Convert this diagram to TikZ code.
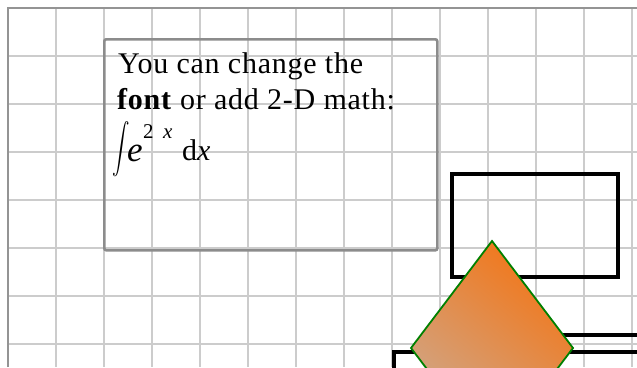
\documentclass[tikz,border=0pt]{standalone}
\usepackage{amsmath}
\usepackage{fontspec}
\setmainfont{Liberation Serif}
\begin{document}
\begin{tikzpicture}[x=1pt,y=-1pt,
  gridline/.style={draw=black!20,line width=1.3pt},
  gridborder/.style={draw=black!42,line width=1.5pt},
  textbox/.style={draw=black!45,line width=2.6pt,rounded corners=2pt},
  blackbox/.style={draw=black,line width=4pt},
  txt/.style={inner sep=0pt,anchor=base west,font=\fontsize{30}{36}\selectfont\addfontfeature{LetterSpace=2.5}},
  gem/.style={draw=green!50!black,line width=1.8pt,left color=tanc,right color=orangec,shading angle=140}
]
\definecolor{tanc}{HTML}{CDAA90}
\definecolor{orangec}{HTML}{F27618}
\useasboundingbox (0,0) rectangle (637,367);
\fill[white] (0,0) rectangle (637,367);
% grid
\foreach \x in {56,104,...,632} \draw[gridline] (\x,8) -- (\x,367);
\foreach \y in {56,104,...,344} \draw[gridline] (8,\y) -- (637,\y);
\draw[gridborder] (8,367) -- (8,8) -- (637,8);
% text box
\node[textbox,minimum width=333pt,minimum height=211pt,anchor=north west,inner sep=0pt] (box) at (103,38) {};
\node[txt] (l1) at (118,73) {You can change the};
\node[txt] (l2) at (117,109) {\textbf{font} or add 2-D math:};
\node[inner sep=0pt,anchor=north west,font=\fontsize{30}{30}\selectfont] (int) at (112,121) {\scalebox{0.7}[1]{$\displaystyle\int$}};
\node[inner sep=0pt,anchor=base west,font=\fontsize{35}{35}\selectfont] (e) at (127,161) {\textit{e}};
\node[inner sep=0pt,anchor=base west,font=\fontsize{21}{21}\selectfont] (sup2) at (143,138) {2};
\node[inner sep=0pt,anchor=base west,font=\fontsize{21}{21}\selectfont] (supx) at (163,138) {\textit{x}};
\node[txt] (dx) at (182,160) {d\textit{x}};
% rectangles
\node[blackbox,minimum width=166pt,minimum height=103pt,anchor=north west,inner sep=0pt] (r1) at (450,172) {};
\node[blackbox,minimum width=150pt,minimum height=100pt,anchor=north west,inner sep=0pt] (r2) at (540,333) {};
\node[blackbox,minimum width=300pt,minimum height=100pt,anchor=north west,inner sep=0pt] (r3) at (392,350) {};
% diamond
\coordinate (dt) at (492,241);
\coordinate (dl) at (411,348);
\coordinate (db) at (492,455);
\coordinate (dr) at (573,348);
\path[gem] (dt) -- (dr) -- (db) -- (dl) -- cycle;
\end{tikzpicture}
\end{document}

□ □ □

» **Task to complete**: Transcribe the material exactly, and leave out whatever pictures it holds.

» **Answer to the exercise**:
Convert this diagram to TikZ code.
\documentclass[tikz,border=0pt]{standalone}
\usepackage{amsmath}
\usepackage{fontspec}
\setmainfont{Liberation Serif}
\begin{document}
\begin{tikzpicture}[x=1pt,y=-1pt,
  gridline/.style={draw=black!20,line width=1.3pt},
  gridborder/.style={draw=black!42,line width=1.5pt},
  textbox/.style={draw=black!45,line width=2.6pt,rounded corners=2pt},
  blackbox/.style={draw=black,line width=4pt},
  txt/.style={inner sep=0pt,anchor=base west,font=\fontsize{30}{36}\selectfont\addfontfeature{LetterSpace=2.5}},
  gem/.style={draw=green!50!black,line width=1.8pt,left color=tanc,right color=orangec,shading angle=140}
]
\definecolor{tanc}{HTML}{CDAA90}
\definecolor{orangec}{HTML}{F27618}
\useasboundingbox (0,0) rectangle (637,367);
\fill[white] (0,0) rectangle (637,367);
% grid
\foreach \x in {56,104,...,632} \draw[gridline] (\x,8) -- (\x,367);
\foreach \y in {56,104,...,344} \draw[gridline] (8,\y) -- (637,\y);
\draw[gridborder] (8,367) -- (8,8) -- (637,8);
% text box
\node[textbox,minimum width=333pt,minimum height=211pt,anchor=north west,inner sep=0pt] (box) at (103,38) {};
\node[txt] (l1) at (118,73) {You can change the};
\node[txt] (l2) at (117,109) {\textbf{font} or add 2-D math:};
\node[inner sep=0pt,anchor=north west,font=\fontsize{30}{30}\selectfont] (int) at (112,121) {\scalebox{0.7}[1]{$\displaystyle\int$}};
\node[inner sep=0pt,anchor=base west,font=\fontsize{35}{35}\selectfont] (e) at (127,161) {\textit{e}};
\node[inner sep=0pt,anchor=base west,font=\fontsize{21}{21}\selectfont] (sup2) at (143,138) {2};
\node[inner sep=0pt,anchor=base west,font=\fontsize{21}{21}\selectfont] (supx) at (163,138) {\textit{x}};
\node[txt] (dx) at (182,160) {d\textit{x}};
% rectangles
\node[blackbox,minimum width=166pt,minimum height=103pt,anchor=north west,inner sep=0pt] (r1) at (450,172) {};
\node[blackbox,minimum width=150pt,minimum height=100pt,anchor=north west,inner sep=0pt] (r2) at (540,333) {};
\node[blackbox,minimum width=300pt,minimum height=100pt,anchor=north west,inner sep=0pt] (r3) at (392,350) {};
% diamond
\coordinate (dt) at (492,241);
\coordinate (dl) at (411,348);
\coordinate (db) at (492,455);
\coordinate (dr) at (573,348);
\path[gem] (dt) -- (dr) -- (db) -- (dl) -- cycle;
\end{tikzpicture}
\end{document}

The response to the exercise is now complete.